What kind of a country do we want to be? One with pitted roads, inadequate sewers and polluted rivers? Is that our vision for our environment? What about our people? What do we want for them? Or are we all about what we want for ourselves, and once we "have" we don't particularly care about those who don't have? The problem with that attitude is two-fold.

The first is short-term thinking. I would gladly pay $10, or $40 or $100 more in taxes to pay for daycare or a breakfast program that helps a poor child because the long-term benefits outweigh that small amount of money. If that child doesn't eat or get a good start at learning, ultimately we as a society will be paying anyway ... for jail, or for increased medical care because the child won't be healthy, or by receiving less taxes because the child isn't educated enough to earn a decent living and thus pay higher taxes.

The second problem with the "I-got-mine-too-bad-you-ain't-got-yours" mindset is that ultimately most of us wind up needing government services of some kind. My parents always said "We worked for our money." Yet who collected Social Security when he retired? When my mother was ill, who paid for her medical expenses? Their insurance, with a huge supplement from Medicare. Her meds were covered, to a point; but what they paid out of pocket was substantial. They were not happy and complained about what Medicare didn't cover. So much for never needing government help. Their response was that they had contributed to these systems via taxes, so they were merely collecting what was theirs. I don't disagree with that viewpoint. But isn't an investment in more educated, less hungry, less poor, happier citizens and a cleaner, healthier environment "collecting" back on their taxes?

I spent years listening to my mother complain about resenting the amount of taxes she had to pay while "they" didn't pay. I never asked but always wanted to, "What don't you have that you need? What is paying those taxes taking away from you?" Another trip? Another dinner out or a beautiful dress? It's not that she didn't "deserve" these things. But couldn't she do without one dress, one dinner or make a trip a little less luxurious and graciously pay taxes, knowing there is a mother somewhere receiving food stamps who can buy cheese that actually tastes like cheese and has some nutritional value as a result of taxes? Or that her grandchildren and great-grandchildren will not have to be afraid to play outside because of air pollution?
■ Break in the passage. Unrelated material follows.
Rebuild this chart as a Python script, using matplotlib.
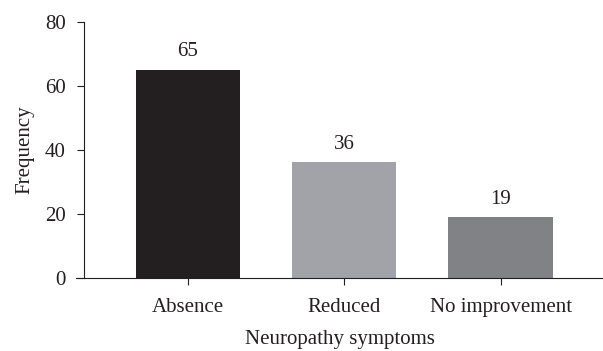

We're a country known for our individualism. Taxes go directly against that value. Taxes are about the collective, the group. We may be individualistic as a country; but humans, as a species, are group-bound. For once, let's look beyond ourselves and to the group. How about this year, as you pay your taxes, you not grumble. Rather, think about the little frog you just saved that is critical to the ecosystem that purifies the water that runs by the school that provides a hands-on learning experience for the doctors and teachers and, yes, even the politicians of the future. And as you pay, smile and think, "This one is for us!"